Leveraging TRA 2010’s Two-Year Gifting Window
by Peter L McCarthy, senior advanced sales consultant for ING life sales support.
The Tax Relief, Unemployment Insurance Reauthorization and Job Creation Act of 2010 (TRA 2010 or the Act) temporarily extends most of the provisions of the Bush-era tax cuts. Because it is set to expire on December 31, 2012, the Act creates a two-year window to take advantage of its provisions. Following is a discussion on the Act’s wealth transfer provisions with suggestions on how they could be used to encourage life insurance sales.

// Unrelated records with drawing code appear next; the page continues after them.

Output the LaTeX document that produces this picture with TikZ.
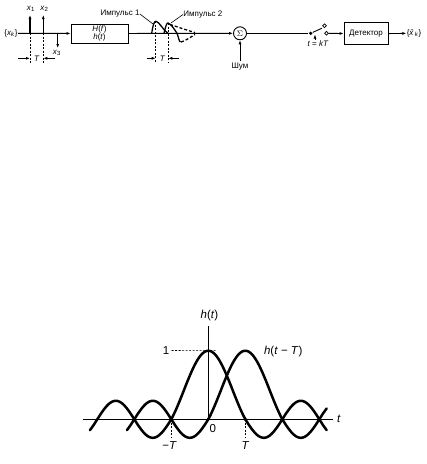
\documentclass[tikz,border=0pt]{standalone}
\usepackage{fontspec}
\setmainfont{Liberation Sans}
\usetikzlibrary{arrows.meta,positioning,calc}

\begin{document}
\begin{tikzpicture}[x=1pt, y=-1pt, line width=0.9pt, >={Latex[length=4pt,width=3pt]},
    every node/.style={font=\fontsize{8}{9}\selectfont, inner sep=0pt},
    blk/.style={draw, line width=0.9pt, minimum width=57pt, minimum height=19pt, align=center},
    sum/.style={draw, circle, line width=0.9pt, minimum size=13pt},
    imp/.style={->, line width=1.1pt},
    guide/.style={dashed, line width=0.6pt, dash pattern=on 2pt off 1.5pt},
    pulse/.style={line width=1.3pt},
    curve/.style={line width=2.5pt, line cap=round},
    big/.style={font=\fontsize{11.5}{12}\selectfont},
    declare function={hh(\u)=(abs(\u)<1)*sin(180*\u)/(pi*\u)+(abs(\u)>=1)*0.27*sin(180*abs(\u));}]
    \useasboundingbox (0,0) rectangle (427,464);

    % transmitter, channel and receiver
    \node (xin) at (11,33.3) {\{\textit{x}\textsubscript{\textit{k}}\}};
    \node[blk] (hbox) at (99.5,33.5) {\textit{H}(\textit{f})\\[-1pt]\textit{h}(\textit{t})};
    \node[sum] (sum) at (240,33.3) {$\Sigma$};
    \node (noise) at (240,67) {Шум};
    \node[circle, fill, minimum size=3.6pt] (sw) at (310.7,33.3) {};
    \node[circle, draw, line width=0.7pt, minimum size=3.8pt] (swup) at (324.5,25.8) {};
    \node[circle, draw, line width=0.7pt, minimum size=3.8pt] (swout) at (326.5,33.3) {};
    \node (kt) at (318,44) {\textit{t} = \textit{kT}};
    \node[blk, minimum width=44pt, minimum height=22pt] (det) at (366,33.8) {Детектор};
    \node (xout) at (414,33.3) {\{\textit{\^{x}}\textsubscript{\textit{k}}\}};

    \draw[->] (xin) -- (hbox);
    \draw[->] (hbox) -- (sum);
    \draw[->] ([yshift=2pt]noise.north) -- (sum);
    \draw (sum) -- (sw);
    \draw (sw) -- (322,28.2);
    \draw[->, line width=0.7pt] (315,40) -- (315,34.6);
    \draw[->] (swout) -- (det);
    \draw[->] (det) -- (xout);

    % input symbols
    \draw[imp] (30,33.3) -- (30,15);
    \draw[imp] (43.3,33.3) -- (43.3,15);
    \draw[imp] (57.7,33.3) -- (57.7,48);
    \node at (31,9) {\textit{x}\textsubscript{1}};
    \node at (44.5,9) {\textit{x}\textsubscript{2}};
    \node at (57,53) {\textit{x}\textsubscript{3}};
    \draw[guide] (30,33.3) -- (30,64);
    \draw[guide] (43.3,33.3) -- (43.3,64);
    \draw[->] (18,58.3) -- (30,58.3);
    \draw[->] (55,58.3) -- (43.3,58.3);
    \node at (36.7,58.3) {\textit{T}};

    % received pulses
    \draw[pulse] (151.7,33.3) .. controls (153,25) and (154,21.3) .. (156,21.3)
        .. controls (159,21.5) and (163,30) .. (168,33.3);
    \draw[pulse] (164,33.3) .. controls (165.5,27) and (166.5,23) .. (168,23)
        .. controls (171,24) and (175,30) .. (177,33.3)
        .. controls (178.5,37) and (179,41.5) .. (180.5,42);
    \draw[pulse, dashed, dash pattern=on 3pt off 2pt] (170,24.5) .. controls (178,27) and (186,30) .. (195,32.5);
    \draw[pulse, dashed, dash pattern=on 3pt off 2pt] (181,42) .. controls (185,41) and (190,37.5) .. (195,34.5);
    \draw[guide] (155.7,21.3) -- (155.7,63);
    \draw[guide] (168.3,23) -- (168.3,63);
    \draw[->] (146.5,58.3) -- (155.7,58.3);
    \draw[->] (179,58.3) -- (168.3,58.3);
    \node at (162.5,58.3) {\textit{T}};
    \node (imp1) at (120,14) {Импульс 1};
    \node[right] (imp2) at (183,14.5) {Импульс 2};
    \draw[line width=0.6pt] (imp1.east) -- (153,24);
    \draw[line width=0.6pt] (imp2.west) -- (171,23);

    % overlapping impulse responses
    \coordinate (tl) at (83,419.3);
    \coordinate (tr) at (333,419.3);
    \coordinate (o) at (208.3,419.3);
    \coordinate (vtop) at (208.3,326);
    \draw (tl) -- (tr);
    \draw (o) -- (vtop);
    \node[big] (tlab) at (339,419.3) {\textit{t}};
    \node[big] (hlab) at (209.5,316) {\textit{h}(\textit{t})};
    \node[big] (one) at (166,350.5) {1};
    \draw[guide] (one.east) ++(2pt,0) -- (217,350.7);
    \node[big] at (283.3,351.7) {\textit{h}(\textit{t} − \textit{T})};
    \draw[curve] plot[domain=-3.2:3.2, samples=130] ({208.3+37*\x},{419.3-68.6*hh(\x)});
    \draw[curve] plot[domain=-2.2:3.2, samples=110] ({208.3+37*\x},{419.3-68.6*hh(\x-1)});
    \foreach \k in {-1,0,1} {
      \fill ({208.3+37*\k},419.3) circle (1.8pt);
    }
    \draw[guide] (171.3,419.3) -- (171.3,437);
    \draw[guide] (245.3,419.3) -- (245.3,437);
    \node[big] at (212.7,429) {0};
    \node[big] at (169.5,445.5) {−\textit{T}};
    \node[big] at (245.5,445.5) {\textit{T}};
\end{tikzpicture}
\end{document}
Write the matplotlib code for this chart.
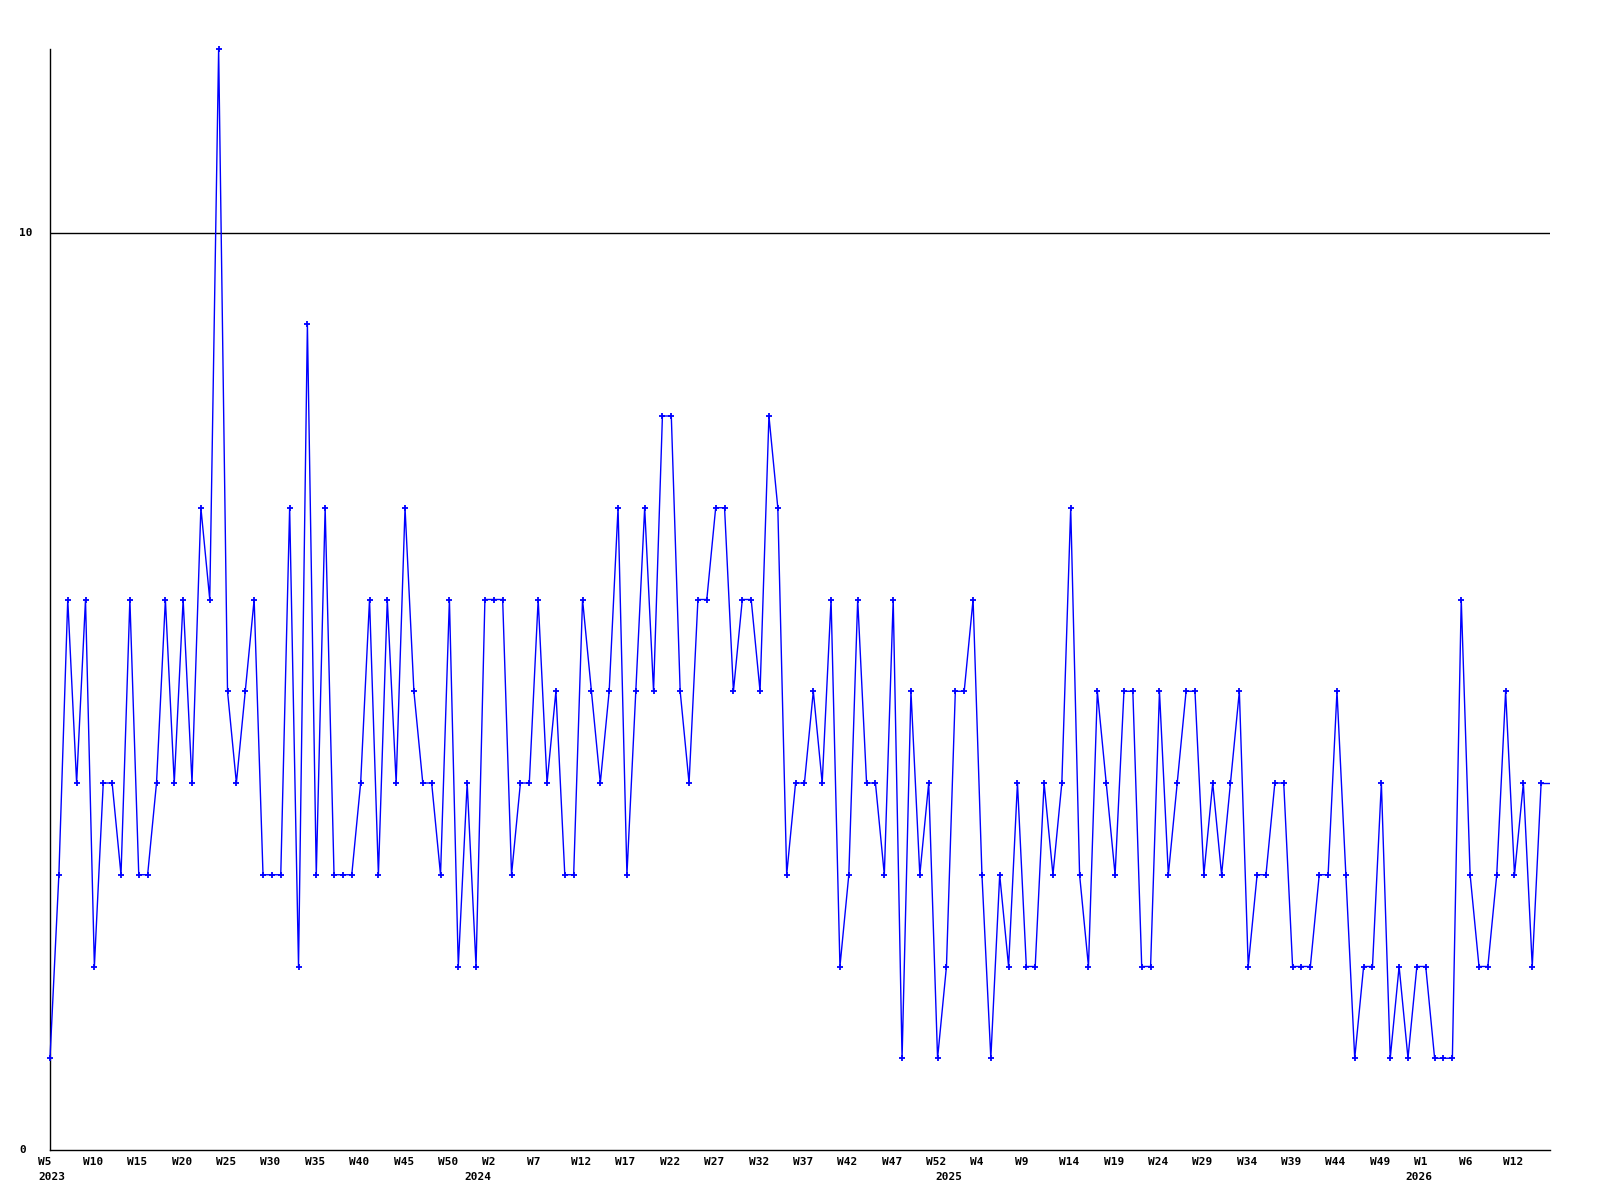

Federal Estate and Generation Skipping Transfer (GST) Taxes
In most cases TRA 2010 was designed to extend tax provisions that were about to expire. However, in the estate, gift and GST tax arenas, the Act didn’t just extend tax benefits, it significantly expanded them. Estates of wealthy people who die between 2011 and 2012 can take advantage of these expanded estate tax and GST tax benefits:
- Maximum rate estate and GST tax rates of 35 percent.
- Estate tax exemption of $5 million (indexed for inflation in 2012).
- GST tax exemption of $5 million.
- Estate and gift taxes are reunified at $5 million.
- Estate tax unified credits can be “portable” between spouses.
This means that a surviving spouse may elect to take advantage of the unused portion of a deceased spouse’s estate tax exclusion and add it to the remainder of his own estate tax exemption; only the unused credit of the last deceased spouse can be “imported.”